A life lived in service to others: Socorro Favela. Rest in Peace.

Scott's cross above McMurdo StationScott's cross above McMurdo Staion.

Ulysses (1842) Alfred Tennyson

It little profits that an idle king,
By this still hearth, among these barren crags,
Matched with an agèd wife, I mete and dole
Unequal laws unto a savage race,
That hoard, and sleep, and feed, and know not me.

I cannot rest from travel; I will drink
life to the lees: All times I have enjoyed
Greatly, have suffered greatly, both with those
That loved me, and alone; on shore, and when
Through scudding drifts the rainy Hyades
Vexed the dim sea: I am become a name;
For always roaming with a hungry heart
Much have I seen and known; cities of men
And manners, climates, councils, governments,
Myself not least, but honored of them all;
And drunk delight of battle with my peers,
Far on the ringing plains of windy Troy.
I am part of all that I have met;
Yet all experience is an arch wherethrough
Gleams that untraveled world, whose margin fades
For ever and for ever when I move.
How dull it is to pause, to make an end,
To rust unburnished, not to shine in use!
As though to breathe were life. Life piled on life
Were all too little, and of one to me
Little remains; but every hour is saved
From that eternal silence, something more,
A bringer of new things; and vile it were
For some three suns to store and hoard myself,
And this gray spirit yearning in desire
To follow knowledge, like a sinking star,
Beyond the utmost bound of human thought.

This is my son, mine own Telemachus,
To whom I leave the sceptre and the isle –
Well-loved of me, discerning to fulfil
This labour, by slow prudence to make mild
A rugged people, and through soft degrees
Subdue them to the useful and the good.
Most blameless is he, centred in the sphere
Of common duties, decent not to fail
In offices of tenderness, and pay
Meet adoration to my household gods,
When I am gone. He works his work, I mine.

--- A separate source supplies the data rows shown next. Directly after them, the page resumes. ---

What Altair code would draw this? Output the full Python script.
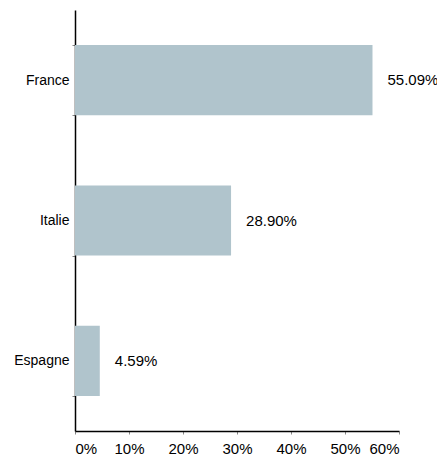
import altair as alt
import pandas as pd

countries = ["France", "Italie", "Espagne"]
shares = [55.09, 28.90, 4.59]
labels = ["55.09%", "28.90%", "4.59%"]
x_ticks = [0, 10, 20, 30, 40, 50, 60]

df = pd.DataFrame({"pays": countries, "part": shares, "label": labels})

FONT = "Liberation Sans"

y_enc = alt.Y(
    "pays:N",
    sort=countries,
    title=None,
    scale=alt.Scale(paddingInner=0.5, paddingOuter=0.25),
    axis=alt.Axis(
        tickBand="extent",
        domainColor="black",
        domainWidth=1.5,
        tickColor="#888888",
        tickSize=3,
        labelPadding=3,
        labelFont=FONT,
        labelFontSize=14,
        labelColor="black",
        grid=False,
    ),
)

x_enc = alt.X(
    "part:Q",
    title=None,
    scale=alt.Scale(domain=[0, 60], nice=False),
    axis=alt.Axis(
        values=x_ticks,
        labelExpr="datum.value + '%'",
        domainColor="black",
        domainWidth=1.5,
        tickColor="#888888",
        tickSize=3,
        labelPadding=7,
        labelFont=FONT,
        labelFontSize=15,
        labelColor="black",
        grid=False,
    ),
)

bars = alt.Chart(df).mark_bar(color="#b0c4cc").encode(x=x_enc, y=y_enc)

text = alt.Chart(df).mark_text(
    align="left", baseline="middle", dx=15, font=FONT, fontSize=15, color="black"
).encode(x="part:Q", y=alt.Y("pays:N", sort=countries), text="label:N")

chart = (
    alt.layer(bars, text)
    .properties(
        width=324,
        height=421,
        autosize=alt.AutoSizeParams(type="none"),
        padding={"left": 67, "top": 2, "right": 38, "bottom": 25},
    )
    .configure_view(stroke=None)
)

chart.save("out.html", embed_options={"renderer": "svg", "actions": False})
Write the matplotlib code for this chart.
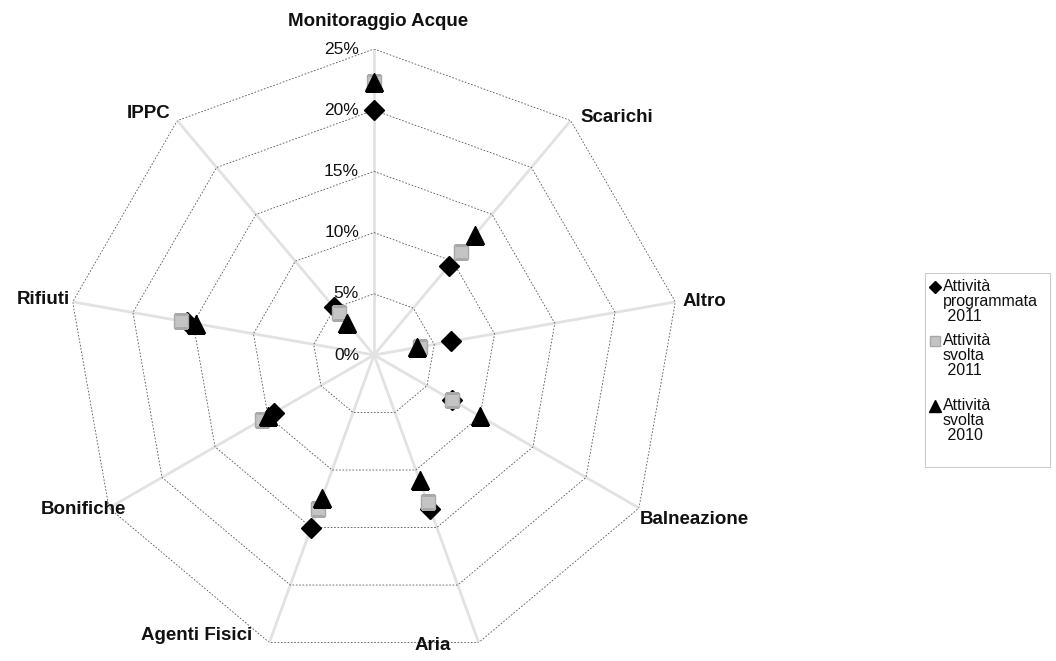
import numpy as np
import matplotlib
matplotlib.use("Agg")
import matplotlib.pyplot as plt
from matplotlib.lines import Line2D
from matplotlib.patches import Rectangle
from matplotlib.transforms import offset_copy

plt.rcParams['font.family'] = ['Liberation Sans', 'DejaVu Sans']

categories = ["Monitoraggio Acque", "Scarichi", "Altro", "Balneazione", "Aria",
              "Agenti Fisici", "Bonifiche", "Rifiuti", "IPPC"]
programmata_2011 = [20.0, 9.5, 6.4, 7.4, 13.4, 15.0, 9.4, 15.5, 5.1]
svolta_2011 = [22.3, 11.0, 3.8, 7.4, 12.8, 13.4, 10.6, 16.0, 4.5]
svolta_2010 = [22.3, 12.8, 3.6, 10.0, 10.9, 12.4, 10.0, 14.8, 3.4]
ticks = [0, 5, 10, 15, 20, 25]
tick_labels = ["0%", "5%", "10%", "15%", "20%", "25%"]
series_labels = ["Attività\nprogrammata\n 2011", "Attività\nsvolta\n 2011", "Attività\nsvolta\n 2010"]

W, H = 1056, 661
fig = plt.figure(figsize=(W / 100, H / 100), dpi=100)

cx, cy, R = 374, 355, 306
ax = fig.add_axes([(cx - R) / W, 1 - (cy + R) / H, 2 * R / W, 2 * R / H], projection='polar')
ax.set_theta_offset(np.pi / 2)
ax.set_theta_direction(-1)
ax.set_ylim(0, 25)
ax.axis('off')

n = len(categories)
angles = np.arange(n) * 2 * np.pi / n

# spokes
for a in angles:
    ax.plot([a, a], [0, 25], color='#e2e2e2', lw=2.0, zorder=1, solid_capstyle='butt')
# rings
closed = np.append(angles, angles[0])
for t in ticks[1:]:
    ax.plot(closed, [t] * (n + 1), color='#555555', lw=0.6, ls=(0, (2, 2)), zorder=2)

# tick labels
tr = offset_copy(ax.transData, fig=fig, x=-15, y=0, units='dots')
for t, lab in zip(ticks, tick_labels):
    ax.text(0, t, lab, ha='right', va='center', fontsize=12.5,
            color='#111111', zorder=5, transform=tr)

# series
ax.plot(angles, programmata_2011, ls='none', marker='D', ms=10, color='black', zorder=6)
ax.plot(angles, svolta_2011, ls='none', marker='s', ms=10, markerfacecolor='#c4c4c4',
        markeredgecolor='#a8a8a8', zorder=7)
ax.plot(angles, svolta_2010, ls='none', marker='^', ms=13, color='black', zorder=8)

# category labels (figure pixel positions)
lab_pos = {
    "Monitoraggio Acque": (378, 22, 'center'),
    "Scarichi": (580, 118, 'left'),
    "Altro": (683, 301, 'left'),
    "Balneazione": (640, 519, 'left'),
    "Aria": (415, 646, 'left'),
    "Agenti Fisici": (197, 636, 'center'),
    "Bonifiche": (126, 510, 'right'),
    "Rifiuti": (70, 300, 'right'),
    "IPPC": (171, 113, 'right'),
}
for c in categories:
    x, y, ha = lab_pos[c]
    fig.text(x / W, 1 - y / H, c, ha=ha, va='center', fontsize=13.5, fontweight='bold', color='#111111')

# legend box
fig.add_artist(Rectangle((925 / W, 1 - 467 / H), 125 / W, 194 / H, transform=fig.transFigure,
                         fill=False, edgecolor='#cccccc', lw=0.8))
leg_items = [
    (dict(marker='D', ms=6, color='black', ls='none'), 287),
    (dict(marker='s', ms=7, markerfacecolor='#c4c4c4', markeredgecolor='#a8a8a8', ls='none'), 341),
    (dict(marker='^', ms=8, color='black', ls='none'), 406),
]
for (kw, y0), lab in zip(leg_items, series_labels):
    fig.add_artist(Line2D([935 / W], [1 - y0 / H], transform=fig.transFigure, **kw))
    fig.text(943 / W, 1 - (y0 - 8) / H, lab, ha='left', va='top', fontsize=11.5,
             linespacing=1.0, color='#111111')

fig.savefig("out.png", dpi=100)
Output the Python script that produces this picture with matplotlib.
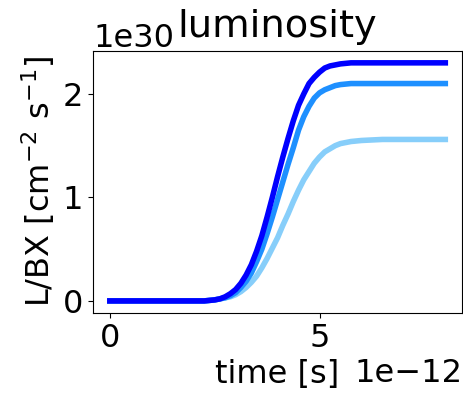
import numpy as np
import matplotlib
matplotlib.use('Agg')
import matplotlib.pyplot as plt

# time in units of 1e-12 s, luminosity in units of 1e30
time = [0, 0.5, 1.0, 1.5, 2.0, 2.25,
        2.5, 2.625, 2.75, 2.875, 3.0, 3.125, 3.25, 3.375, 3.5, 3.625, 3.75, 3.875,
        4.0, 4.125, 4.25, 4.375, 4.5, 4.625, 4.75, 4.875, 5.0, 5.125, 5.25, 5.375, 5.5,
        5.75, 6.0, 6.5, 7.0, 7.5, 8.0]

lum_light = [0, 0, 0, 0, 0, 0.0,
             0.01, 0.02, 0.03, 0.04, 0.06, 0.09, 0.13, 0.18, 0.24, 0.32, 0.41, 0.51,
             0.61, 0.73, 0.84, 0.96, 1.07, 1.17, 1.25, 1.33, 1.39, 1.44, 1.47, 1.50, 1.52,
             1.54, 1.55, 1.56, 1.56, 1.56, 1.56]
lum_mid = [0, 0, 0, 0, 0, 0.0,
           0.01, 0.02, 0.03, 0.05, 0.08, 0.13, 0.19, 0.27, 0.38, 0.50, 0.65, 0.81,
           0.98, 1.15, 1.32, 1.48, 1.65, 1.78, 1.88, 1.96, 2.01, 2.04, 2.06, 2.08, 2.09,
           2.10, 2.10, 2.10, 2.10, 2.10, 2.10]
lum_top = [0, 0, 0, 0, 0, 0.0,
           0.01, 0.02, 0.04, 0.07, 0.11, 0.17, 0.25, 0.35, 0.48, 0.63, 0.81, 1.00,
           1.20, 1.39, 1.57, 1.74, 1.89, 2.00, 2.10, 2.16, 2.21, 2.25, 2.27, 2.28, 2.29,
           2.30, 2.30, 2.30, 2.30, 2.30, 2.30]

t = np.array(time) * 1e-12

plt.rcParams['font.size'] = 23

fig, ax = plt.subplots(figsize=(4.63, 3.98), dpi=100)
fig.subplots_adjust(left=0.201, right=0.998, bottom=0.214, top=0.872)

ax.plot(t, np.array(lum_light) * 1e30, color='lightskyblue', lw=4)
ax.plot(t, np.array(lum_mid) * 1e30, color='dodgerblue', lw=4)
ax.plot(t, np.array(lum_top) * 1e30, color='blue', lw=4)

# fixed y keeps the title beside the 1e30 offset text
ax.set_title('luminosity', y=1.02)
ax.set_xlabel('time [s]')
ax.set_ylabel(r'L/BX [cm$^{-2}$ s$^{-1}$]')

fig.savefig('out.png')
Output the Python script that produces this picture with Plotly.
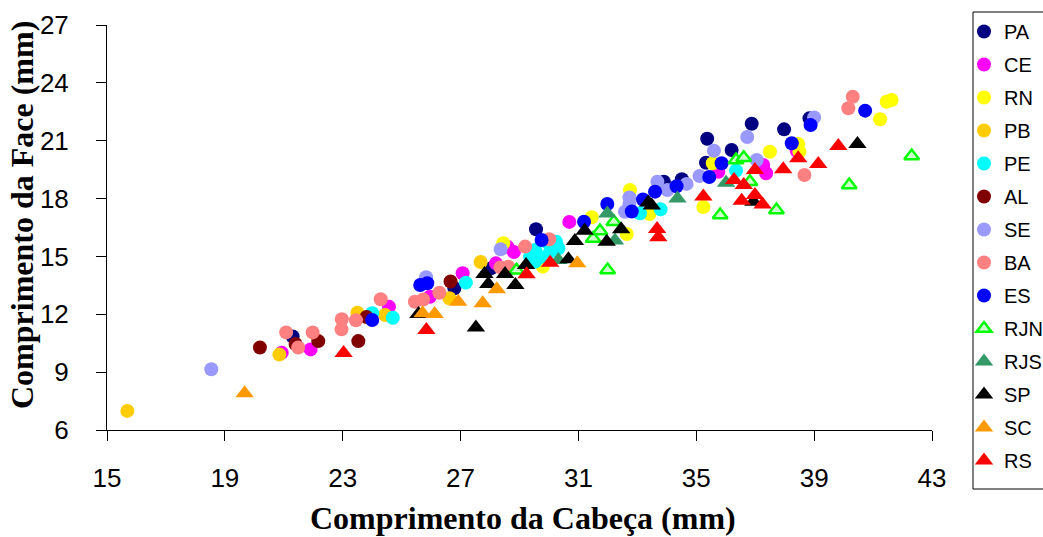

There lies the port: the vessel puffs her sail:
There gloom the dark broad seas. My mariners,
Souls that have toiled, and wrought, and thought with me –
That ever with a frolic welcome took
The thunder and the sunshine, and opposed
Free hearts, free foreheads – you and I are old;
Old age hath yet his honour and his toil;
Death closes all; but something ere the end,
Some work of noble note, may yet be done,
Not unbecoming men that strove with Gods.
The lights begin to twinkle from the rocks:
The long day wanes: the slow moon climbs: the deep
Moans round with many voices. Come, my friends,
‘Tis not too late to seek a newer world.
Push off, and sitting well in order smite
the sounding furrows; for my purpose holds
To sail beyond the sunset, and the baths
Of all the western stars, until I die.
It may be that the gulfs will wash us down:
It may be that we shall touch the Happy Isles,
And see the great Achilles, whom we knew.
Though much is taken, much abides; and though
We are not now that strength which in old days
Moved earth and heaven; that which we are, we are;
One equal temper of heroic hearts,
Made weak by time and fate, but strong in will
To strive, to seek, to find, and not to yield.